Design and construction of a 9 MeV γ-ray source based on capture of moderated plutonium-beryllium neutrons in nickel

P-A Söderström; D L Balabanski; R S Ban; Gh Ciocan; M Cuciuc; A Dhal; V Fugaru; V Iancu; A Rotaru; A B Şerban; A State; D Testov; G V Turturică; V Vasilca

doi:10.1016/j.apradiso.2022.110559

Design and construction of a 9 MeV γ-ray source based on capture of moderated plutonium-beryllium neutrons in nickel

Appl Radiat Isot. 2023 Jan:191:110559. doi: 10.1016/j.apradiso.2022.110559. Epub 2022 Nov 12.

Authors

P-A Söderström¹, D L Balabanski², R S Ban³, Gh Ciocan², M Cuciuc², A Dhal², V Fugaru⁴, V Iancu², A Rotaru², A B Şerban², A State², D Testov², G V Turturică², V Vasilca²

Affiliations

¹ Extreme Light Infrastructure-Nuclear Physics (ELI-NP), Horia Hulubei National Institute for R&D in Physics and Nuclear Engineering (IFIN-HH), Reactorului 30, 077125, Bucharest-Măgurele, Romania.
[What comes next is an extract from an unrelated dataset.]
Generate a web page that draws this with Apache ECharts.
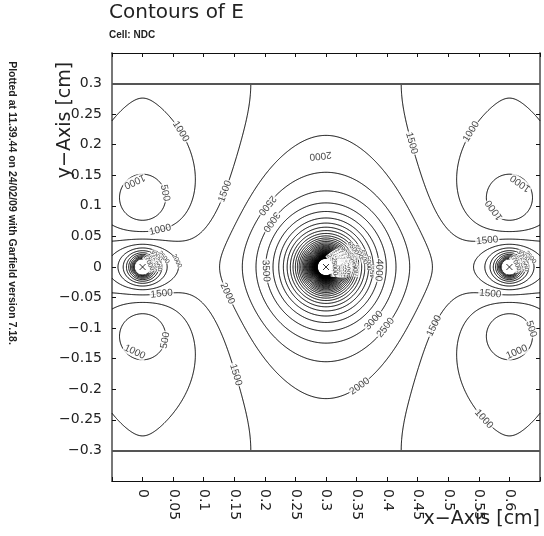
<!DOCTYPE html>
<html><head><meta charset="utf-8">
<script src="https://cdn.jsdelivr.net/npm/echarts@6/dist/echarts.min.js"></script>
<style>html,body{margin:0;padding:0;background:#fff}#c{width:544px;height:536px}</style>
</head><body><div id="c"></div>
<script>
// ---------------- data ----------------
const xTickLabels = ['0','0.05','0.1','0.15','0.2','0.25','0.3','0.35','0.4','0.45','0.5','0.55','0.6'];
const yTickLabels = ['0.3','0.25','0.2','0.15','0.1','0.05','0','−0.05','−0.1','−0.15','−0.2','−0.25','−0.3'];
// cell description (cm): one field wire and one sense wire per period, two planes
const wireX = [0.0, 0.3];
const wireY = [0.0, 0.0];
const wireCharge = [-0.244, 1.0];
const wireRadius = [0.012, 0.001];
const cellPeriod = [0.6];
const planeY = [-0.3, 0.3];
// field value: the 1500 V/cm contour meets the upper plane here
const calibX = [0.177];
const calibY = [0.3];
const calibE = [1500];
// contour levels (V/cm)
const contourLevels = [500,1000,1500,2000,2500,3000,3500,4000,4500,5000,5500,6000,6500,7000,7500,8000,8500,9000,9500,10000,
  10500,11000,11500,12000,12500,13000,13500,14000,14500,15000,15500,16000,16500,17000,17500,18000,18500,19000,19500,20000,
  20500,21000,21500,22000,22500,23000,23500,24000,24500,25000];
// contour labels (approximate position in cm, level, reading direction in degrees)
const labelX =    [0.291, 0.141, 0.430, 0.214, 0.225, 0.217, 0.378, 0.157, 0.162, 0.342, 0.386, 0.366, 0.465,
                   -0.013, 0.030, -0.013, 0.030, 0.618, 0.575, 0.631, 0.612, 0.579, 0.060, 0.540, 0.565, 0.030, 0.030, 0.570];
const labelY =    [0.182, 0.121, 0.200, 0.093, 0.064, -0.005, -0.005, -0.035, -0.173, -0.177, -0.090, -0.076, -0.090,
                   0.140, 0.120, -0.139, -0.119, 0.137, 0.093, -0.103, -0.139, -0.230, 0.220, 0.220, 0.028, -0.030, 0.055, -0.028];
const labelText = ['2000','1500','1500','2500','3000','3500','4000','2000','1500','2000','2500','3000','1500',
                   '1000','500','1000','500','1000','1000','500','1000','1000','1000','1000','1500','1500','1000','1500'];
const labelAngle = [180, 70, -70, -140, -140, -90, -90, -80, -70, 20, 45, 45, 70,
                   -90, -60, -90, 60, 90, 60, -90, 90, 30, -40, 40, 20, 0, 0, -20];
// wire markers
const markX = [0.0, 0.3, 0.6];
const markY = [0.0, 0.0, 0.0];

// ---------------- field model ----------------
const A = cellPeriod[0], H = planeY[1];
function fieldVec(x, y) {
  let re = 0, im = 0;
  for (let w = 0; w < wireX.length; w++) {
    const q = wireCharge[w];
    for (let n = -7; n <= 7; n++) {
      const s = (n % 2 === 0) ? 1 : -1;
      const yi = s * wireY[w] + 2 * n * H;
      const ax = Math.PI * (x - wireX[w]) / A, ay = Math.PI * (y - yi) / A;
      let D = Math.cosh(2 * ay) - Math.cos(2 * ax);
      if (D < 1e-14) D = 1e-14;
      re += q * s * Math.sin(2 * ax) / D;
      im -= q * s * Math.sinh(2 * ay) / D;
    }
  }
  return Math.PI / A * Math.sqrt(re * re + im * im);
}
const K = calibE[0] / fieldVec(calibX[0], calibY[0]);
const fieldAt = (x, y) => K * fieldVec(x, y);
function insideWire(x, y) {
  for (let w = 0; w < wireX.length; w++) {
    let dx = (x - wireX[w]) / A; dx = (dx - Math.round(dx)) * A;
    const dy = y - wireY[w];
    if (dx * dx + dy * dy < wireRadius[w] * wireRadius[w]) return true;
  }
  return false;
}

const x0 = -0.05, x1 = 0.65, y0 = planeY[0], y1 = planeY[1];
const step = 0.00125;
const nx = Math.round((x1 - x0) / step) + 1, ny = Math.round((y1 - y0) / step) + 1;
const F = new Float64Array(nx * ny);
for (let j = 0; j < ny; j++) for (let i = 0; i < nx; i++) {
  const x = x0 + i * step, y = y0 + j * step;
  F[j * nx + i] = insideWire(x, y) ? NaN : fieldAt(x, y);
}
const gx = i => x0 + i * step, gy = j => y0 + j * step;

function contour(L) {
  const segs = [];
  const HOFF = nx * ny;
  function ptH(i, j) { const a = F[j*nx+i], b = F[j*nx+i+1]; const t = (L - a) / (b - a); return [j*nx+i, gx(i) + t*step, gy(j)]; }
  function ptV(i, j) { const a = F[j*nx+i], b = F[(j+1)*nx+i]; const t = (L - a) / (b - a); return [HOFF + j*nx+i, gx(i), gy(j) + t*step]; }
  for (let j = 0; j < ny - 1; j++) for (let i = 0; i < nx - 1; i++) {
    const v0 = F[j*nx+i], v1 = F[j*nx+i+1], v2 = F[(j+1)*nx+i+1], v3 = F[(j+1)*nx+i];
    if (v0 !== v0 || v1 !== v1 || v2 !== v2 || v3 !== v3) continue;
    const s0 = v0 > L, s1 = v1 > L, s2 = v2 > L, s3 = v3 > L;
    if (s0 === s1 && s1 === s2 && s2 === s3) continue;
    const B = s0 !== s1 ? ptH(i, j) : null;
    const R = s1 !== s2 ? ptV(i + 1, j) : null;
    const T = s3 !== s2 ? ptH(i, j + 1) : null;
    const Lf = s0 !== s3 ? ptV(i, j) : null;
    const c = [B, R, T, Lf].filter(Boolean);
    if (c.length === 2) segs.push([c[0], c[1]]);
    else if (c.length === 4) {
      const sc = (v0 + v1 + v2 + v3) / 4 > L;
      if (s0 === sc) { segs.push([B, R]); segs.push([T, Lf]); }
      else { segs.push([Lf, B]); segs.push([R, T]); }
    }
  }
  const map = new Map();
  segs.forEach((s, k) => { for (const p of s) { const l = map.get(p[0]); if (l) l.push(k); else map.set(p[0], [k]); } });
  const used = new Uint8Array(segs.length);
  const lines = [];
  function nextFrom(e) { const l = map.get(e); if (!l) return -1; for (const k of l) if (!used[k]) return k; return -1; }
  for (let k = 0; k < segs.length; k++) {
    if (used[k]) continue;
    used[k] = 1;
    const fw = [segs[k][0], segs[k][1]];
    let e = segs[k][1][0];
    for (;;) { const m = nextFrom(e); if (m < 0) break; used[m] = 1; const s = segs[m]; const o = s[0][0] === e ? s[1] : s[0]; fw.push(o); e = o[0]; }
    e = segs[k][0][0];
    const bw = [];
    for (;;) { const m = nextFrom(e); if (m < 0) break; used[m] = 1; const s = segs[m]; const o = s[0][0] === e ? s[1] : s[0]; bw.push(o); e = o[0]; }
    lines.push(bw.reverse().concat(fw).map(p => [p[1], p[2]]));
  }
  return lines;
}
const lineData = [];
contourLevels.forEach(L => contour(L).forEach(c => lineData.push({ coords: c, value: L })));

// label orientation from the local contour direction
function tangentDeg(x, y, want) {
  const d = 1e-4;
  const gxv = fieldAt(x + d, y) - fieldAt(x - d, y), gyv = fieldAt(x, y + d) - fieldAt(x, y - d);
  let a = Math.atan2(gxv, -gyv) * 180 / Math.PI;
  const diff = v => { let t = ((v - want) % 360 + 540) % 360 - 180; return Math.abs(t); };
  return diff(a) <= diff(a + 180) ? a : a + 180;
}
function snap(x, y, L) {
  let best = 0.03 * 0.03, bx = x, by = y;
  lineData.forEach(d => { if (d.value !== L) return; for (const p of d.coords) { const dd = (p[0] - x) ** 2 + (p[1] - y) ** 2; if (dd < best) { best = dd; bx = p[0]; by = p[1]; } } });
  return [bx, by];
}
const labelData = labelX.map((x, i) => {
  const p = snap(x, labelY[i], Number(labelText[i]));
  return { value: p, label: { formatter: labelText[i], rotate: tangentDeg(p[0], p[1], labelAngle[i]) } };
});
// crowded labels of the innermost rings around each wire, placed along rays
const messData = [];
function ringLabels(cx, cy, rmin, levels, angles) {
  levels.forEach((L, k) => {
    const th = angles[k % angles.length] * Math.PI / 180;
    let lo = rmin, hi = 0.15;
    if (fieldAt(cx + lo * Math.cos(th), cy + lo * Math.sin(th)) < L) return;
    for (let it = 0; it < 40; it++) { const m = (lo + hi) / 2; if (fieldAt(cx + m * Math.cos(th), cy + m * Math.sin(th)) > L) lo = m; else hi = m; }
    const x = cx + lo * Math.cos(th), y = cy + lo * Math.sin(th);
    messData.push({ value: [x, y], label: { formatter: String(L), rotate: tangentDeg(x, y, 0) } });
  });
}
ringLabels(0.3, 0, 0.012, contourLevels.filter(L => L >= 4500), [-5, 5, 15, 25, 35]);
ringLabels(0.0, 0, 0.012, contourLevels.filter(L => L >= 2000 && L <= 8000), [10, 25, 40]);
ringLabels(0.6, 0, 0.012, contourLevels.filter(L => L >= 2000 && L <= 8000), [10, 25, 40]);

// ---------------- chart ----------------
const FONT = 'DejaVu Sans';
const chart = echarts.init(document.getElementById('c'), null, { renderer: 'canvas' });
const xl = v => { const s = Math.round(v * 100) / 100; return (s < -0.001 || s > 0.601) ? '' : xTickLabels[Math.round(s / 0.05)]; };
const yl = v => { const s = Math.round(v * 100) / 100; return (s < -0.301 || s > 0.301) ? '' : yTickLabels[Math.round((0.3 - s) / 0.05)]; };
const xAxisBase = { type: 'value', min: -0.05, max: 0.65, interval: 0.05, splitLine: { show: false } };
const yAxisBase = { type: 'value', min: -0.35, max: 0.35, interval: 0.05, splitLine: { show: false } };
const tick = { inside: true, length: 4, lineStyle: { color: '#111' } };
chart.setOption({
  animation: false,
  backgroundColor: '#fff',
  grid: { left: 112, right: 4, top: 53, bottom: 55, containLabel: false },
  xAxis: [
    Object.assign({}, xAxisBase, { position: 'bottom', axisLine: { onZero: false, lineStyle: { color: '#111', width: 1 } }, axisTick: tick,
      axisLabel: { rotate: -90, margin: 8, fontSize: 14, color: '#222', fontFamily: FONT, formatter: xl } }),
    Object.assign({}, xAxisBase, { position: 'top', axisLine: { onZero: false, lineStyle: { color: '#111', width: 1 } }, axisTick: tick, axisLabel: { show: false } })
  ],
  yAxis: [
    Object.assign({}, yAxisBase, { position: 'left', axisLine: { onZero: false, lineStyle: { color: '#777', width: 2 } }, axisTick: tick,
      axisLabel: { margin: 10, fontSize: 14, color: '#222', fontFamily: FONT, formatter: yl } }),
    Object.assign({}, yAxisBase, { position: 'right', axisLine: { onZero: false, lineStyle: { color: '#777', width: 2 } }, axisTick: tick, axisLabel: { show: false } })
  ],
  series: [
    { type: 'lines', coordinateSystem: 'cartesian2d', polyline: true, silent: true,
      lineStyle: { color: '#000', width: 1, opacity: 1 }, data: lineData,
      markLine: { silent: true, symbol: 'none', label: { show: false },
        lineStyle: { color: '#555', width: 2, type: 'solid' }, data: planeY.map(v => ({ yAxis: v })) } },
    { type: 'scatter', silent: true, symbolSize: 0, z: 5,
      label: { show: true, position: 'inside', fontSize: 6.5, color: '#000', fontFamily: 'Liberation Sans', backgroundColor: '#fff', padding: [0, 0] },
      data: messData },
    { type: 'scatter', silent: true, symbolSize: 0, z: 6,
      label: { show: true, position: 'inside', fontSize: 10, color: '#111', fontFamily: 'Liberation Sans', backgroundColor: '#fff', padding: [0, 1] },
      data: labelData },
    { type: 'scatter', silent: true, symbol: 'path://M0,0L10,10M10,0L0,10', symbolSize: 6, z: 7,
      itemStyle: { color: 'none', borderColor: '#000', borderWidth: 1 },
      data: markX.map((x, i) => [x, markY[i]]) }
  ],
  graphic: [
    { type: 'text', left: 109, top: 3, style: { text: 'Contours of E', fontSize: 20, fontFamily: FONT, fill: '#222' } },
    { type: 'text', left: 109, top: 30, style: { text: 'Cell: NDC', fontSize: 10, fontWeight: 'bold', fontFamily: 'Liberation Sans', fill: '#222' } },
    { type: 'text', x: 65, y: 120, rotation: Math.PI / 2, style: { text: 'y−Axis [cm]', fontSize: 19, fontFamily: FONT, fill: '#222', align: 'center', verticalAlign: 'middle' } },
    { type: 'text', x: 540, y: 519, style: { text: 'x−Axis [cm]', fontSize: 19, fontFamily: FONT, fill: '#222', align: 'right', verticalAlign: 'middle' } },
    { type: 'text', x: 12, y: 203, rotation: -Math.PI / 2, style: { text: 'Plotted at 11.39.44 on 24/02/09 with Garfield version 7.18.', fontSize: 10.5, fontWeight: 'bold', fontFamily: 'Liberation Sans', fill: '#222', align: 'center', verticalAlign: 'middle' } }
  ]
});
</script></body></html>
Electronic address: par.anders@eli-np.ro.
² Extreme Light Infrastructure-Nuclear Physics (ELI-NP), Horia Hulubei National Institute for R&D in Physics and Nuclear Engineering (IFIN-HH), Reactorului 30, 077125, Bucharest-Măgurele, Romania.
³ Extreme Light Infrastructure-Nuclear Physics (ELI-NP), Horia Hulubei National Institute for R&D in Physics and Nuclear Engineering (IFIN-HH), Reactorului 30, 077125, Bucharest-Măgurele, Romania; Politehnica University of Bucharest, Splaiul Independentei 313, 060042 Bucharest, Romania.
⁴ Department of Radioisotopes and Radiation Metrology (DRMR), Horia Hulubei National Institute for R&D in Physics and Nuclear Engineering (IFIN-HH), Reactorului 30, 077125, Bucharest-Măgurele, Romania.

PMID: 36413938
DOI: 10.1016/j.apradiso.2022.110559

Abstract

We have designed and constructed a high-energy γ-ray source for detector characterisation and calibration. The source is a composite type based on a plutonium-beryllium neutron emitter embedded in a paraffin moderator, which is homogeneously mixed with nickel powder. The 9 MeV γ-ray source produces approximately 450 photons per second in 4π when 2.2×10⁵ neutrons per second are emitted, corresponding to a surface flux of 9 MeV γ-rays of approximately 2.5×10^-6 cm^-2 per emitted neutron. Here we discuss the properties and design of this source, including the characterisation of homogeneity and high-energy γ-ray emission spectra.

Keywords: Composite radioactive sources; High-energy γ-rays; Neutron sources; Scintillator detectors.